TASK GOAL: Reproduce the listing below exactly, minus its pictures.

PROVIDED MATERIAL:
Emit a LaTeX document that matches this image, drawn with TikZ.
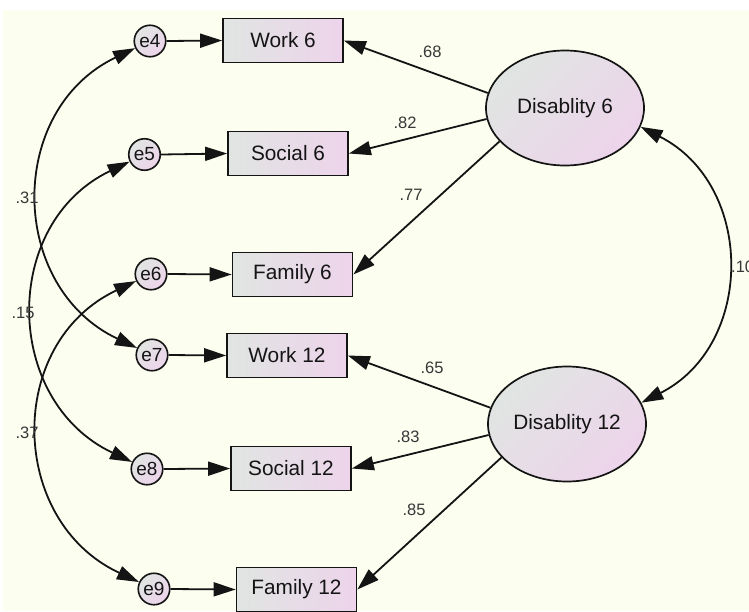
\documentclass[tikz,border=0pt]{standalone}
\usepackage{fontspec}
\setmainfont{Liberation Sans}
\usetikzlibrary{arrows.meta,shapes.geometric}
\definecolor{bgivory}{RGB}{252,254,240}
\definecolor{gleft}{RGB}{224,229,226}
\definecolor{pright}{RGB}{237,212,235}
\definecolor{inkc}{RGB}{20,20,20}
\begin{document}
\begin{tikzpicture}[x=1pt,y=-1pt,
  obs/.style={draw=inkc, line width=1.7pt, minimum width=120pt, minimum height=44pt,
    inner sep=0pt, left color=gleft, right color=pright, text=inkc,
    font=\fontsize{20.8}{24}\selectfont},
  err/.style={circle, draw=inkc, line width=1.6pt, minimum size=31.5pt, inner sep=0pt,
    top color=gleft, bottom color=pright, shading angle=45, text=inkc,
    font=\fontsize{19}{22}\selectfont},
  lat/.style={ellipse, draw=inkc, line width=1.7pt, minimum width=158pt, minimum height=115pt,
    inner sep=0pt, top color=gleft, bottom color=pright, shading angle=45, text=inkc,
    font=\fontsize{20.8}{24}\selectfont},
  reg/.style={draw=inkc, line width=1.8pt, -{Triangle[length=22pt,width=14pt]}},
  cov/.style={draw=inkc, line width=1.8pt, {Triangle[length=22pt,width=14pt]}-{Triangle[length=22pt,width=14pt]}},
  coef/.style={inner sep=0pt, text=black!78, font=\fontsize{16.5}{19}\selectfont}
]
\useasboundingbox (0,0) rectangle (749,611);
\fill[white] (0,0) rectangle (749,611);
\fill[bgivory] (3,10) rectangle (749,611);

% observed variables
\node[obs] (W6)  at (283,40.5)  {Work 6};
\node[obs] (S6)  at (288,153.5) {Social 6};
\node[obs] (F6)  at (292.5,274.5) {Family 6};
\node[obs] (W12) at (287,355.5) {Work 12};
\node[obs] (S12) at (291,468.5) {Social 12};
\node[obs] (F12) at (296.5,589.5) {Family 12};

% errors
\node[err] (e4) at (150,41)    {e4};
\node[err] (e5) at (144.5,154.5) {e5};
\node[err] (e6) at (151,274)   {e6};
\node[err] (e7) at (152,355)   {e7};
\node[err] (e8) at (147,469)   {e8};
\node[err] (e9) at (154,589)   {e9};

% latent
\node[lat] (D6)  at (565,108) {Disablity 6};
\node[lat] (D12) at (567,424) {Disablity 12};

% error paths
\draw[reg] (e4.east) -- (W6.west);
\draw[reg] (e5.east) -- (S6.west);
\draw[reg] (e6.east) -- (F6.west);
\draw[reg] (e7.east) -- (W12.west);
\draw[reg] (e8.east) -- (S12.west);
\draw[reg] (e9.east) -- (F12.west);

% loadings
\draw[reg] (D6.169) -- (W6.east);
\draw[reg] (D6.188) -- (S6.east);
\draw[reg] (D6.207) -- (F6.east);
\draw[reg] (D12.168) -- (W12.east);
\draw[reg] (D12.188) -- (S12.east);
\draw[reg] (D12.207) -- (F12.east);

\node[coef] (c68) at (430,52)  {.68};
\node[coef] (c82) at (405,123) {.82};
\node[coef] (c77) at (411,195) {.77};
\node[coef] (c65) at (432,368) {.65};
\node[coef] (c83) at (408,437) {.83};
\node[coef] (c85) at (414,510) {.85};

% covariances
\draw[cov] (e4) .. controls (6,110) and (8,287) .. (e7);
\draw[cov] (e5) .. controls (0.5,223.5) and (3,401) .. (e8);
\draw[cov] (e6) .. controls (5,343) and (8,521) .. (e9);
\draw[cov] (D6.-14) .. controls (755,185) and (755,345) .. (D12.16);

\node[coef] (c31) at (27,198) {.31};
\node[coef] (c15) at (23,313) {.15};
\node[coef] (c37) at (27,433) {.37};
\node[coef, anchor=west] (c10) at (731,267) {.10};
\end{tikzpicture}
\end{document}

TASK ANSWER:
Emit a LaTeX document that matches this image, drawn with TikZ.
\documentclass[tikz,border=0pt]{standalone}
\usepackage{fontspec}
\setmainfont{Liberation Sans}
\usetikzlibrary{arrows.meta,shapes.geometric}
\definecolor{bgivory}{RGB}{252,254,240}
\definecolor{gleft}{RGB}{224,229,226}
\definecolor{pright}{RGB}{237,212,235}
\definecolor{inkc}{RGB}{20,20,20}
\begin{document}
\begin{tikzpicture}[x=1pt,y=-1pt,
  obs/.style={draw=inkc, line width=1.7pt, minimum width=120pt, minimum height=44pt,
    inner sep=0pt, left color=gleft, right color=pright, text=inkc,
    font=\fontsize{20.8}{24}\selectfont},
  err/.style={circle, draw=inkc, line width=1.6pt, minimum size=31.5pt, inner sep=0pt,
    top color=gleft, bottom color=pright, shading angle=45, text=inkc,
    font=\fontsize{19}{22}\selectfont},
  lat/.style={ellipse, draw=inkc, line width=1.7pt, minimum width=158pt, minimum height=115pt,
    inner sep=0pt, top color=gleft, bottom color=pright, shading angle=45, text=inkc,
    font=\fontsize{20.8}{24}\selectfont},
  reg/.style={draw=inkc, line width=1.8pt, -{Triangle[length=22pt,width=14pt]}},
  cov/.style={draw=inkc, line width=1.8pt, {Triangle[length=22pt,width=14pt]}-{Triangle[length=22pt,width=14pt]}},
  coef/.style={inner sep=0pt, text=black!78, font=\fontsize{16.5}{19}\selectfont}
]
\useasboundingbox (0,0) rectangle (749,611);
\fill[white] (0,0) rectangle (749,611);
\fill[bgivory] (3,10) rectangle (749,611);

% observed variables
\node[obs] (W6)  at (283,40.5)  {Work 6};
\node[obs] (S6)  at (288,153.5) {Social 6};
\node[obs] (F6)  at (292.5,274.5) {Family 6};
\node[obs] (W12) at (287,355.5) {Work 12};
\node[obs] (S12) at (291,468.5) {Social 12};
\node[obs] (F12) at (296.5,589.5) {Family 12};

% errors
\node[err] (e4) at (150,41)    {e4};
\node[err] (e5) at (144.5,154.5) {e5};
\node[err] (e6) at (151,274)   {e6};
\node[err] (e7) at (152,355)   {e7};
\node[err] (e8) at (147,469)   {e8};
\node[err] (e9) at (154,589)   {e9};

% latent
\node[lat] (D6)  at (565,108) {Disablity 6};
\node[lat] (D12) at (567,424) {Disablity 12};

% error paths
\draw[reg] (e4.east) -- (W6.west);
\draw[reg] (e5.east) -- (S6.west);
\draw[reg] (e6.east) -- (F6.west);
\draw[reg] (e7.east) -- (W12.west);
\draw[reg] (e8.east) -- (S12.west);
\draw[reg] (e9.east) -- (F12.west);

% loadings
\draw[reg] (D6.169) -- (W6.east);
\draw[reg] (D6.188) -- (S6.east);
\draw[reg] (D6.207) -- (F6.east);
\draw[reg] (D12.168) -- (W12.east);
\draw[reg] (D12.188) -- (S12.east);
\draw[reg] (D12.207) -- (F12.east);

\node[coef] (c68) at (430,52)  {.68};
\node[coef] (c82) at (405,123) {.82};
\node[coef] (c77) at (411,195) {.77};
\node[coef] (c65) at (432,368) {.65};
\node[coef] (c83) at (408,437) {.83};
\node[coef] (c85) at (414,510) {.85};

% covariances
\draw[cov] (e4) .. controls (6,110) and (8,287) .. (e7);
\draw[cov] (e5) .. controls (0.5,223.5) and (3,401) .. (e8);
\draw[cov] (e6) .. controls (5,343) and (8,521) .. (e9);
\draw[cov] (D6.-14) .. controls (755,185) and (755,345) .. (D12.16);

\node[coef] (c31) at (27,198) {.31};
\node[coef] (c15) at (23,313) {.15};
\node[coef] (c37) at (27,433) {.37};
\node[coef, anchor=west] (c10) at (731,267) {.10};
\end{tikzpicture}
\end{document}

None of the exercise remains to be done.